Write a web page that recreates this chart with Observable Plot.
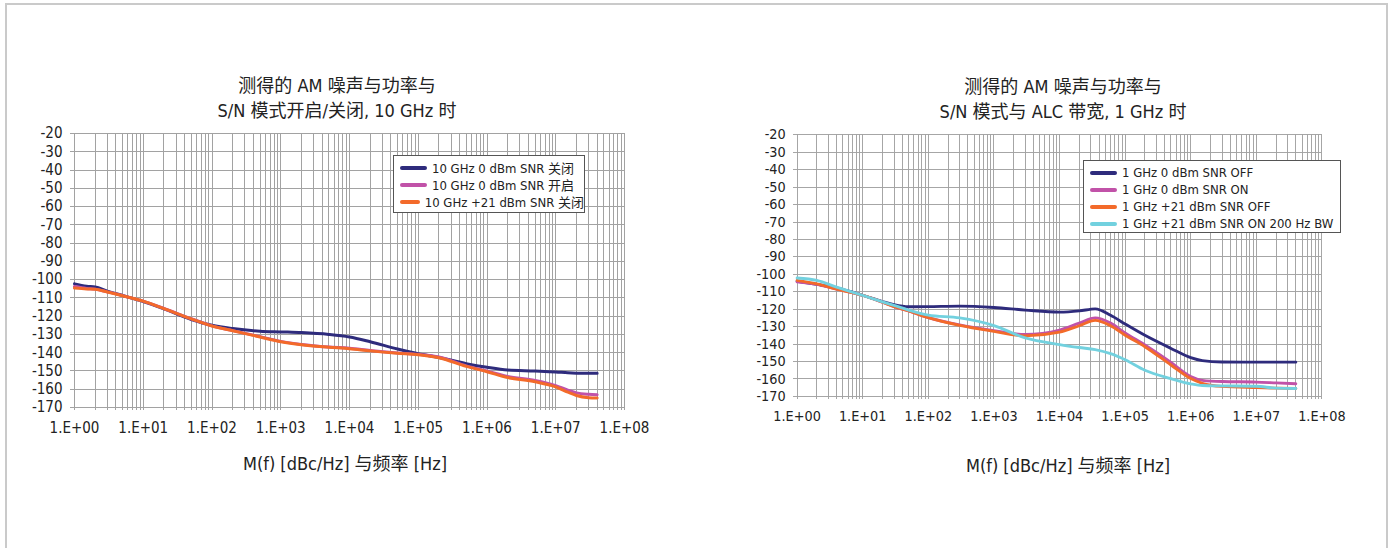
<!DOCTYPE html>
<html>
<head>
<meta charset="utf-8">
<script src="https://cdn.jsdelivr.net/npm/d3@7"></script>
<script src="https://cdn.jsdelivr.net/npm/@observablehq/plot@0.6"></script>
<style>
  html, body { margin: 0; padding: 0; background: #fff; }
  body { width: 1394px; height: 548px; position: relative; overflow: hidden;
         font-family: "Liberation Sans Narrow", "DejaVu Sans Condensed", "Noto Sans CJK SC", sans-serif; color: #222; }
  .frame { position: absolute; left: 5px; top: 3px; width: 1379px; height: 600px; border: 2px solid #cacaca; }
  .chart { position: absolute; }
  .title { position: absolute; width: 400px; text-align: center; font-size: 18px; line-height: 25px; color: #222; }
  .xlabel { position: absolute; width: 400px; text-align: center; font-size: 18px; line-height: 24px; color: #222; }
  .legend { position: absolute; background: #fff; border: 1px solid #555; font-size: 13px; box-sizing: border-box; padding: 3px 0 0 6px; }
  .legend .row { display: flex; align-items: center; height: 17px; white-space: nowrap; }
  .legend .sw { width: 27px; height: 4px; border-radius: 2px; margin-right: 5px; }
</style>
</head>
<body>
<div class="frame"></div>
<div id="root"></div>
<script>
// ---- data ----
const xTicks = [1, 10, 100, 1e3, 1e4, 1e5, 1e6, 1e7, 1e8];
const yTicks = [-20, -30, -40, -50, -60, -70, -80, -90, -100, -110, -120, -130, -140, -150, -160, -170];

const leftTitle = ["测得的 AM 噪声与功率与", "S/N 模式开启/关闭, 10 GHz 时"];
const rightTitle = ["测得的 AM 噪声与功率与", "S/N 模式与 ALC 带宽, 1 GHz 时"];
const xAxisTitle = "M(f) [dBc/Hz] 与频率 [Hz]";

const leftNames = ["10 GHz 0 dBm SNR 关闭", "10 GHz 0 dBm SNR 开启", "10 GHz +21 dBm SNR 关闭"];
const rightNames = ["1 GHz 0 dBm SNR OFF", "1 GHz 0 dBm SNR ON", "1 GHz +21 dBm SNR OFF", "1 GHz +21 dBm SNR ON 200 Hz BW"];
const colors = ["#2e2b7c", "#c152a8", "#f36a2a", "#72d1df"];

const freqLeft = [1, 1.5, 2, 3, 5, 10, 20, 50, 100, 200, 500, 1e3, 2e3, 5e3, 1e4, 2e4, 5e4, 1e5, 2e5, 5e5, 1e6, 2e6, 5e6, 1e7, 1.5e7, 2e7, 3e7, 4e7];
const left10GHz0dBmOff = [-102.3, -103.6, -104, -106.3, -108.7, -112, -116, -121.8, -125, -126.8, -128.2, -128.6, -129, -130, -131.4, -134, -138, -140.6, -142.6, -146, -148, -149.5, -150, -150.5, -151, -151.2, -151.3, -151.3];
const left10GHz0dBmOn = [-103.8, -104.8, -105.2, -106.7, -108.7, -111.8, -115.8, -121.4, -125.3, -127.9, -131.2, -133.8, -135.5, -136.9, -137.6, -138.8, -140.1, -140.9, -142.3, -147.2, -150, -153, -155.2, -158, -160.5, -162, -162.8, -163];
const left10GHz21dBmOff = [-104.6, -105.1, -105.3, -106.8, -108.8, -111.8, -115.9, -121.5, -125.4, -128, -131.4, -134, -135.7, -137, -137.8, -139, -140.3, -141.1, -142.8, -147.5, -150.4, -153.6, -155.9, -158.7, -161.6, -163.4, -164.6, -164.8];

const freqRight = [1, 2, 4, 10, 20, 30, 50, 100, 300, 1e3, 3e3, 1e4, 2e4, 3.5e4, 6e4, 1e5, 2e5, 5e5, 1e6, 1.5e6, 3e6, 1e7, 2e7, 4e7];
const right1GHz0dBmOff = [-104, -105.8, -107.8, -112, -115.6, -117.4, -118.6, -118.5, -118.2, -119, -120.5, -121.7, -121, -119.8, -123.5, -128.5, -135, -142.5, -147.8, -149.5, -150.3, -150.4, -150.4, -150.4];
const right1GHz0dBmOn = [-104.3, -105.8, -108.5, -112, -116, -118.5, -121, -124.8, -129, -132.3, -134.5, -132, -128, -125, -128, -133.6, -140.5, -150.5, -158.6, -160.8, -161.5, -161.8, -162.3, -162.8];
const right1GHz21dBmOff = [-103.5, -105.5, -108.5, -112.1, -116, -118.5, -121, -124.9, -129.3, -132.7, -135.3, -133.2, -129.5, -126.4, -129.5, -134.9, -141.5, -152, -159.8, -162.5, -164.3, -165, -165.3, -165.5];
const right1GHz21dBmOn200Hz = [-102.1, -103.5, -107.3, -112.1, -115.8, -117.8, -120.5, -123.4, -125, -129.4, -136.5, -140.3, -142, -143.2, -145.5, -149, -155, -159.8, -162.8, -163.8, -164, -164.2, -165.3, -165.5];

// ---- helpers ----
const FONT = '"Liberation Sans Narrow", "DejaVu Sans Condensed", "Noto Sans CJK SC", sans-serif';
const gridX = [];
for (let e = 0; e < 8; e++) for (let m = 1; m <= 9; m++) gridX.push(m * Math.pow(10, e));
gridX.push(1e8);

function series(freqs, values) { return freqs.map((f, i) => ({f, v: values[i]})); }

function makeChart(seriesList) {
  const lines = seriesList.map((s, i) => Plot.line(s, {x: "f", y: "v", stroke: colors[i], strokeWidth: 3, curve: "monotone-x", strokeLinejoin: "round", strokeLinecap: "round"}));
  return Plot.plot({
    width: 700, height: 330,
    marginLeft: 74, marginRight: 76, marginTop: 13, marginBottom: 43,
    x: {type: "log", domain: [1, 1e8], label: null},
    y: {domain: [-170, -20], label: null},
    style: {fontFamily: FONT, fontSize: "15px", color: "#222", background: "transparent", overflow: "visible"},
    marks: [
      Plot.ruleX(gridX, {x: d => d, y1: -171.7, y2: -20, stroke: "#a2a2a2", strokeWidth: 1, strokeOpacity: 1, shapeRendering: "crispEdges"}),
      Plot.ruleY(yTicks, {y: d => d, x1: 0.87, x2: 1e8, stroke: "#a2a2a2", strokeWidth: 1, strokeOpacity: 1, shapeRendering: "crispEdges"}),
      Plot.axisX(xTicks, {tickSize: 0, tickPadding: 15, label: null, tickFormat: d => "1.E+" + String(Math.round(Math.log10(d))).padStart(2, "0")}),
      Plot.axisY(yTicks, {tickSize: 0, tickPadding: 12, label: null, tickFormat: d => String(d)}),
      ...lines
    ]
  });
}

function place(el, left, top) {
  const wrap = document.createElement("div");
  wrap.className = "chart";
  wrap.style.left = left + "px";
  wrap.style.top = top + "px";
  wrap.appendChild(el);
  document.getElementById("root").appendChild(wrap);
}

function addText(cls, lines, cx, top) {
  const d = document.createElement("div");
  d.className = cls;
  d.style.left = (cx - 200) + "px";
  d.style.top = top + "px";
  d.innerHTML = lines.join("<br>");
  document.getElementById("root").appendChild(d);
}

function addLegend(names, left, top, width, height) {
  const d = document.createElement("div");
  d.className = "legend";
  d.style.left = left + "px"; d.style.top = top + "px";
  d.style.width = width + "px"; d.style.height = height + "px";
  names.forEach((n, i) => {
    const r = document.createElement("div");
    r.className = "row";
    const sw = document.createElement("div");
    sw.className = "sw"; sw.style.background = colors[i];
    const t = document.createElement("span");
    t.textContent = n;
    r.appendChild(sw); r.appendChild(t);
    d.appendChild(r);
  });
  document.getElementById("root").appendChild(d);
}

// ---- left chart ----
place(makeChart([
  series(freqLeft, left10GHz0dBmOff),
  series(freqLeft, left10GHz0dBmOn),
  series(freqLeft, left10GHz21dBmOff)
]), 0, 120);
addText("title", leftTitle, 337, 73);
addText("xlabel", [xAxisTitle], 345, 452);
addLegend(leftNames, 393, 155, 192, 58);

// ---- right chart ----
place(makeChart([
  series(freqRight, right1GHz0dBmOff),
  series(freqRight, right1GHz0dBmOn),
  series(freqRight, right1GHz21dBmOff),
  series(freqRight, right1GHz21dBmOn200Hz)
]), 726, 122);
addText("title", rightTitle, 1063, 74);
addText("xlabel", [xAxisTitle], 1068, 454);
addLegend(rightNames, 1083, 160, 258, 73);
</script>
</body>
</html>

To do: The lines from the top of the data above through the one holding "-150, -160, -170];" are to be repeated exactly, and only those, with no pictures.

Result of this exercise:
Write a web page that recreates this chart with Observable Plot.
<!DOCTYPE html>
<html>
<head>
<meta charset="utf-8">
<script src="https://cdn.jsdelivr.net/npm/d3@7"></script>
<script src="https://cdn.jsdelivr.net/npm/@observablehq/plot@0.6"></script>
<style>
  html, body { margin: 0; padding: 0; background: #fff; }
  body { width: 1394px; height: 548px; position: relative; overflow: hidden;
         font-family: "Liberation Sans Narrow", "DejaVu Sans Condensed", "Noto Sans CJK SC", sans-serif; color: #222; }
  .frame { position: absolute; left: 5px; top: 3px; width: 1379px; height: 600px; border: 2px solid #cacaca; }
  .chart { position: absolute; }
  .title { position: absolute; width: 400px; text-align: center; font-size: 18px; line-height: 25px; color: #222; }
  .xlabel { position: absolute; width: 400px; text-align: center; font-size: 18px; line-height: 24px; color: #222; }
  .legend { position: absolute; background: #fff; border: 1px solid #555; font-size: 13px; box-sizing: border-box; padding: 3px 0 0 6px; }
  .legend .row { display: flex; align-items: center; height: 17px; white-space: nowrap; }
  .legend .sw { width: 27px; height: 4px; border-radius: 2px; margin-right: 5px; }
</style>
</head>
<body>
<div class="frame"></div>
<div id="root"></div>
<script>
// ---- data ----
const xTicks = [1, 10, 100, 1e3, 1e4, 1e5, 1e6, 1e7, 1e8];
const yTicks = [-20, -30, -40, -50, -60, -70, -80, -90, -100, -110, -120, -130, -140, -150, -160, -170];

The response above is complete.